▶ Exercise instructions:
For this exercise, output only the lines between the "Rebuild this chart" line and the "const landLabel = 'Average" line, both of them included, and skip all pictures.

▶ Listed records:
<<<<
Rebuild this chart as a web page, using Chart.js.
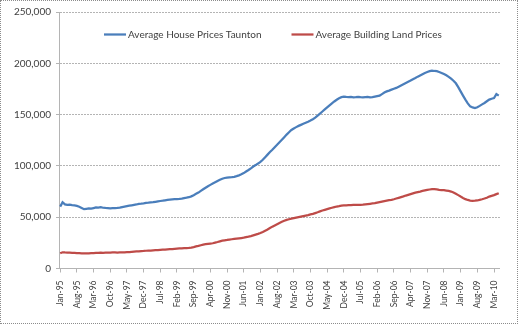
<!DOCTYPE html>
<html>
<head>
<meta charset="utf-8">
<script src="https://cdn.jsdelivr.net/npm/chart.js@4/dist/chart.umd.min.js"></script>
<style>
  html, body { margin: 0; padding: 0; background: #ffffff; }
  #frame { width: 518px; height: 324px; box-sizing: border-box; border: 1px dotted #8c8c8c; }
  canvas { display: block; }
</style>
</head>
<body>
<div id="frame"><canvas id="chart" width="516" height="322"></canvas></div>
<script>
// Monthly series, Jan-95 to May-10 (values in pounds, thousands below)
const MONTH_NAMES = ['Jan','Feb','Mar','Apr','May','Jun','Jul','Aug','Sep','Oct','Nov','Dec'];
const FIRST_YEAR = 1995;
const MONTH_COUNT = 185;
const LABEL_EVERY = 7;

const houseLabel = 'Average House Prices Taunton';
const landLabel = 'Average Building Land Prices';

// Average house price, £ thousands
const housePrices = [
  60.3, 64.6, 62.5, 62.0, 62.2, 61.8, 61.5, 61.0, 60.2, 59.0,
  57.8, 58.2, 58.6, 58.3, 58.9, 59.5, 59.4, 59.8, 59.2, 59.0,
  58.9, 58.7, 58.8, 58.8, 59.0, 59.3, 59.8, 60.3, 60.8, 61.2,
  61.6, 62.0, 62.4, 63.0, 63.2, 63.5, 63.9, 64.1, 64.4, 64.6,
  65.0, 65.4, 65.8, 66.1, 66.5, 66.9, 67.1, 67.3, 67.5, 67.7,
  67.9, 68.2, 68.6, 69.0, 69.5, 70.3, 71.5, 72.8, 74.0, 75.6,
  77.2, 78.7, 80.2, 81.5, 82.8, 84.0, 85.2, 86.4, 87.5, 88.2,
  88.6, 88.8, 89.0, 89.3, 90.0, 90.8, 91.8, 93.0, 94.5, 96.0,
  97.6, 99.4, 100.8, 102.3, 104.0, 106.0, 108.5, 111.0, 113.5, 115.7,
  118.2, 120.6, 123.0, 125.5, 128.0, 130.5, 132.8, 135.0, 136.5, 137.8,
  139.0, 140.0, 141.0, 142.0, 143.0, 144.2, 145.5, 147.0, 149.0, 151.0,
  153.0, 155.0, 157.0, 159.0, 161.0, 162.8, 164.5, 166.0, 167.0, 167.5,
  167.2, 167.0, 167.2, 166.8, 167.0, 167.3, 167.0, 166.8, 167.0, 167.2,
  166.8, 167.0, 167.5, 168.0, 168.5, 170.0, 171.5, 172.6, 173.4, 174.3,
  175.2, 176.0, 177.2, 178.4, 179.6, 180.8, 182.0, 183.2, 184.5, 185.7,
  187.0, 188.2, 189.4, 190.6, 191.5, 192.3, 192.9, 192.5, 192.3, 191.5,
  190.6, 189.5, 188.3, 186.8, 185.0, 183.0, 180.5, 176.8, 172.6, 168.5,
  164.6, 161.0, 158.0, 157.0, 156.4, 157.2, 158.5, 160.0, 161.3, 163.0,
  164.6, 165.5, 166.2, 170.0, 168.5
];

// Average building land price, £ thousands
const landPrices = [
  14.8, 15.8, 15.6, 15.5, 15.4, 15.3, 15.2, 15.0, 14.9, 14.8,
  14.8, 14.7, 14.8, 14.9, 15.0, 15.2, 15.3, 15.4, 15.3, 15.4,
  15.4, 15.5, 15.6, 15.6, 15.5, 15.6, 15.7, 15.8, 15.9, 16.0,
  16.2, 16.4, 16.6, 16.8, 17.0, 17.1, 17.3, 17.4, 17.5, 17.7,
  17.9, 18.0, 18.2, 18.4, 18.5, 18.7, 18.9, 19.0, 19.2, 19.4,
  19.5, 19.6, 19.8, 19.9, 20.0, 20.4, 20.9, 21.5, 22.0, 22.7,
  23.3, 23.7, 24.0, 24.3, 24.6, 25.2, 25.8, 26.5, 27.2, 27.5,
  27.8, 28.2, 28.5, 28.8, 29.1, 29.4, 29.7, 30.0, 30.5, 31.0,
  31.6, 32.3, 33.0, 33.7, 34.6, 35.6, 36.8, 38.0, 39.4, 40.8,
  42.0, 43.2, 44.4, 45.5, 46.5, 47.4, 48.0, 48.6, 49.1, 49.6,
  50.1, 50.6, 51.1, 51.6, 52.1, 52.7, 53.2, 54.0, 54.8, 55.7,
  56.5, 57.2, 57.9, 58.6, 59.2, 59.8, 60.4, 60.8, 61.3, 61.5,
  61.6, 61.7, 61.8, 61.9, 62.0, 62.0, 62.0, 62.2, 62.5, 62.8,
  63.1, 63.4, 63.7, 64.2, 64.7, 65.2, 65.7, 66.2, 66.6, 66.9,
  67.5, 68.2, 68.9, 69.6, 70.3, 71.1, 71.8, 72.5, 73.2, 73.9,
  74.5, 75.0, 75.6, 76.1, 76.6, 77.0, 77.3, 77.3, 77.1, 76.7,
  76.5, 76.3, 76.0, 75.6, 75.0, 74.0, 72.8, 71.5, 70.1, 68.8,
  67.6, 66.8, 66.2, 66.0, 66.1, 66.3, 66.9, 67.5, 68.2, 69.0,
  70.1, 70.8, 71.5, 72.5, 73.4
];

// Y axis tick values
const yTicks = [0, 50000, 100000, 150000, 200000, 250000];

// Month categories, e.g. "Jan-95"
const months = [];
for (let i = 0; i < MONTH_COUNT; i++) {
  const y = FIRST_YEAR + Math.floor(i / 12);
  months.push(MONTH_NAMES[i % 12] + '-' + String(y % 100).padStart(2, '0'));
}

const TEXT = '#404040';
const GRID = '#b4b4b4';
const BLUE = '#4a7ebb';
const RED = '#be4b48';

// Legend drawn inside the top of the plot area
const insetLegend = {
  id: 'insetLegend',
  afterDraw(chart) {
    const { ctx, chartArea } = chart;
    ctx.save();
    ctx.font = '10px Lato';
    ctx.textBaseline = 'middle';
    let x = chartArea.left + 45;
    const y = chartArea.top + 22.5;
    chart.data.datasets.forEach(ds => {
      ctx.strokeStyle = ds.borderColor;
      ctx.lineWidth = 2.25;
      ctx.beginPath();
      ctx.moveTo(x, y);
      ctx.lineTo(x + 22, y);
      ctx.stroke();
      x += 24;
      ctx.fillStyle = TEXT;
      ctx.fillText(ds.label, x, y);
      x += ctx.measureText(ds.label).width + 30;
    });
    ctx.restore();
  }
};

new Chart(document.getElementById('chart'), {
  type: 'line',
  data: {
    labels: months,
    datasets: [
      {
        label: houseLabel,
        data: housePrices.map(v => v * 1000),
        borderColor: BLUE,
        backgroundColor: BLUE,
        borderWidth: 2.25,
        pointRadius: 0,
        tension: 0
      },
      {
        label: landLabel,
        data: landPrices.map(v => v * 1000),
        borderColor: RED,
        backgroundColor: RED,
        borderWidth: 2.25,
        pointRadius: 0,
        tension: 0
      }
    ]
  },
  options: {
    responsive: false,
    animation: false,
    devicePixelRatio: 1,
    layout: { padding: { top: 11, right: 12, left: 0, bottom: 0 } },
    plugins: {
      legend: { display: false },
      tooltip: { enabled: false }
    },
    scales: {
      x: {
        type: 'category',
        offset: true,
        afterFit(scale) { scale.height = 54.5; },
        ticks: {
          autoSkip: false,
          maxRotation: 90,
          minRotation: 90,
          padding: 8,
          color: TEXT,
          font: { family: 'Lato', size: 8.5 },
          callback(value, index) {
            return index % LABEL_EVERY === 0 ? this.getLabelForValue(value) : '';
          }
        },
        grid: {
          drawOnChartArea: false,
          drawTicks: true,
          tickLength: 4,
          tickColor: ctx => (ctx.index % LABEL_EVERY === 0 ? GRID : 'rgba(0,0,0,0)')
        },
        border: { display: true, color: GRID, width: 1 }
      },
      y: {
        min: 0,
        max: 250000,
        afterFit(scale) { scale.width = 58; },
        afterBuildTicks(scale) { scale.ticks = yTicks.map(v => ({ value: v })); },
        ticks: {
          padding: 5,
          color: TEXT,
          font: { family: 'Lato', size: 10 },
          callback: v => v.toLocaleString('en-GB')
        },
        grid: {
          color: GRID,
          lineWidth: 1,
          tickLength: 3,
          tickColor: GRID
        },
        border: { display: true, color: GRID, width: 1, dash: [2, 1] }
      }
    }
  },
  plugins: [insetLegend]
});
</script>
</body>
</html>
>>>>
<<<<
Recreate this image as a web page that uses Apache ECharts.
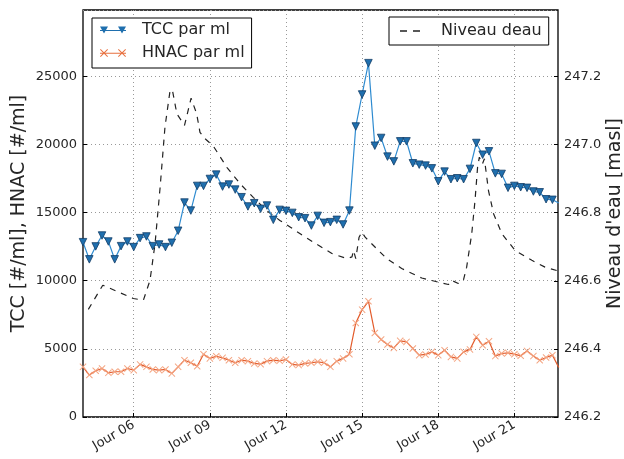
>>>>
▶ Finished exercise:
Rebuild this chart as a web page, using Chart.js.
<!DOCTYPE html>
<html>
<head>
<meta charset="utf-8">
<script src="https://cdn.jsdelivr.net/npm/chart.js@4/dist/chart.umd.min.js"></script>
<style>
  html, body { margin: 0; padding: 0; background: #ffffff; }
  #frame { width: 518px; height: 324px; box-sizing: border-box; border: 1px dotted #8c8c8c; }
  canvas { display: block; }
</style>
</head>
<body>
<div id="frame"><canvas id="chart" width="516" height="322"></canvas></div>
<script>
// Monthly series, Jan-95 to May-10 (values in pounds, thousands below)
const MONTH_NAMES = ['Jan','Feb','Mar','Apr','May','Jun','Jul','Aug','Sep','Oct','Nov','Dec'];
const FIRST_YEAR = 1995;
const MONTH_COUNT = 185;
const LABEL_EVERY = 7;

const houseLabel = 'Average House Prices Taunton';
const landLabel = 'Average Building Land Prices';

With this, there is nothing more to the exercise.